The California Supreme Court recently held that a trial court needed to revisit its class certification decision regarding newspaper carriers who alleged that they should have been classified as employees rather than independent contractors.  The trial court erred, the Court said, by focusing not on differences in the newspaper’s right to control the individual plaintiffs’ work, but on variations in how it exercised that right.

In Ayala v. Antelope Valley Newspapers, Inc., the California Supreme Court stated that by focusing on whether the newspaper monitored some carriers more closely than others, or unevenly enforced its contractual right to dictate the manner in which they delivered its product, the trial court “lost sight” of whether the scope of the newspaper’s right of control was susceptible to class-wide proof.

The plaintiffs worked as carriers for the Antelope Valley Press. The newspaper contracted with individual carriers to distribute the paper from facilities in two counties using a preprinted standard form agreement that identified the carriers as independent contractors. One of the carriers, Maria Ayala, sued on behalf of a putative class, claiming the carriers were newspaper employees and the newspaper’s misclassification of them as independent contractors deprived them of a host of wage and hour protections to which they were legally entitled resulting in the denial of overtime pay, unlawful deductions, failure to provide breaks and failure to provide reimbursement of business expenses.

The trial court ruled that individual lawsuits by each carrier were more practical than class resolution of the claims because individual issues in how the carriers performed their work predominated.

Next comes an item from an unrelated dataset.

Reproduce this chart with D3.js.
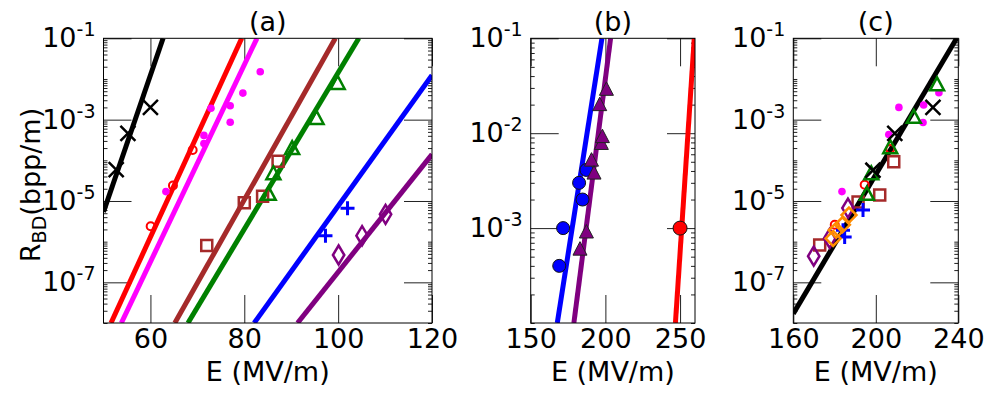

The appellate court agreed that Ayala could not show how her overtime, meal break and rest break claims could be managed on a class-wide basis, but reversed the trial court’s ruling that “heavily individualized inquiries” were necessary to establish employee status in general.

The State Supreme Court defined the “sole issue” on appeal as “the presence or absence of predominant common questions.” In resolving this issue the court first noted that “two form contracts address, similarly for all carriers, the extent of Antelope Valley’s control over what is to be delivered, when, and how, as well as Antelope Valley’s right to terminate the contract …” Concluding that the contract supported a common right to control, the court then asked whether “Antelope Valley, notwithstanding the form contract it entered with all carriers, actually [had] different rights with respect to each that would necessitate mini-trials.” The court determined that the trial court would have to reconsider this issue on remand because it improperly denied certification “both because of individual variations in whether Antelope Valley exercised control and because control was not pervasive, rather than asking whether Antelope Valley’s underlying right of control was subject to variations that would defy classwide proof and prove manageable.”

Although the Ayala decision raises the bar for California employers seeking to defeat class certification by clarifying that the right of control outweighs individual differences in the extent of control exercised, it does not foreclose the possibility that “secondary factors” may still warrant denial of class certification. These factors include whether workers are engaged in a distinct occupation or business, their instrumentalities, tools and places of work and the length of time for which their services are to be performed. Employers should keep in mind that, even if they fail to meet their burden on the all-important right of control, they may nevertheless be able to mount a successful argument that secondary factors render trial of the plaintiffs as class unmanageable.